Pro-trade Dems say Pacific pact is a chance at NAFTA ‘do-over’

Democrats opposed to President Obama’s fourth-quarter trade agenda have accused the president of abandoning the liberal ideals he embodied during his first run for the White House.

But the administration and pro-trade Democrats say that’s the wrong way to look at it. Instead, they say Obama is advancing the liberal agenda by trying to undo damage caused by earlier deals like the North American Free Trade Agreement, which progressive lawmakers and their allies have decried ever since it was signed by President Clinton.

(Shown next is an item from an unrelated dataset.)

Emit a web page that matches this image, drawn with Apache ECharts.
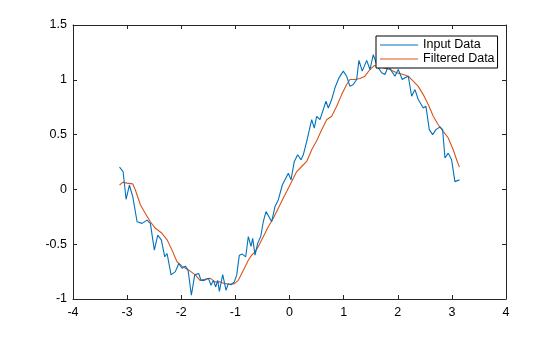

When Obama was campaigning for president, he said that he wanted to renegotiate NAFTA “and that’s exactly what he’s doing,” said Rep. Ron Kind, D-Wis., the leader of the New Democrats. Kind pointed out that Mexico and Canada are parties to the 12-nation Trans-Pacific Partnership under negotiation, and that as a result, the TPP will give the U.S. a chance to update its trade relationship with those two countries.

“This is him living up to that promise to the American people. Very seldom do you get a do-over” in areas such as this, but that is what Obama is doing with the TPP, Kind said.

This is “the most progressive trade promotion authority bill that the Congress has ever considered and has ever been passed by the United States Senate,” White House spokesman Josh Earnest said last week. “It includes built-in protections related to raising labor standards and raising environmental standards; it includes important human rights protections.”

“[W]e can implement trade agreements that will level the playing field, put upward pressure … in a way that will open up opportunity for American workers and American businesses around the world, and that ultimately will have a positive impact on the U.S. economy and on job creation right here in the United States,” he added.

Job loss, factories moving overseas, lower wages and environmental standards abroad, and poor human rights records in developing countries are the main factors liberals like Sen. Elizabeth Warren, D-Mass., cite as reasons they cannot support Obama’s trade agenda. But Kind said those critics fundamentally don’t understand what Obama is doing with both the pending TPP and the EU-wide Transatlantic Trade and Investment Partnership.

“If we want a trade agreement based on our rules, and not, say, China’s, this is the process that gets us there,” Kind said about why he’s one of 16 House Democrats willing to grant Obama and future presidents trade promotion, or fast track, authority. “What people are upset about is the status quo. We need to level the playing field,” which can only be done through TPA, TPP and TTIP, he explained.

The U.S. is running a trade surplus in sectors vital to Wisconsin and many Democratic-held districts, such as agriculture and manufacturing, with the 18 countries that have entered into a bilateral trade deal with the U.S., Kind said. The “race to the bottom” in terms of labor, environmental and human rights standards are in countries with which the U.S. has no agreement, he countered. Members of Congress who oppose Obama’s trade agenda on those grounds “have it kind of backwards,” he said. “We want [other nations] to elevate their standards.”

Obama acknowledged the flack he’s getting from liberals in a recent speech at Nike’s Eugene, Ore., headquarters.

“On every progressive issue, they’re right there with me,” he said last month. “And then on this one they’re like whooping on me.”

Rep. Mark Pocan, a sophomore whom Democratic leadership tapped as a freshman to help lead outreach to labor interests, was gentler in his opposition.

“I truly believe that the White House feels this is good for geopolitical reasons,” he said. But he said like many of his colleagues, when he looks at his district, he doesn’t see potential benefits.

Pocan read the draft TPP chapters on labor, environment and human rights. “I would argue there is some marginally better language in the labor chapter and weaker in the environmental chapter,” he said. “But the bottom line is, both lack meaningful enforcement” mechanisms. “They don’t have teeth.”

Kind said Pocan and others should trust the head of their party to strike better deals for the country than his predecessors.

“I am a little surprised that more Democrats are not embracing this progressive trade agenda,” Kind said. “This is our president; we should have a modicum of trust in him to go out and negotiate” good agreements.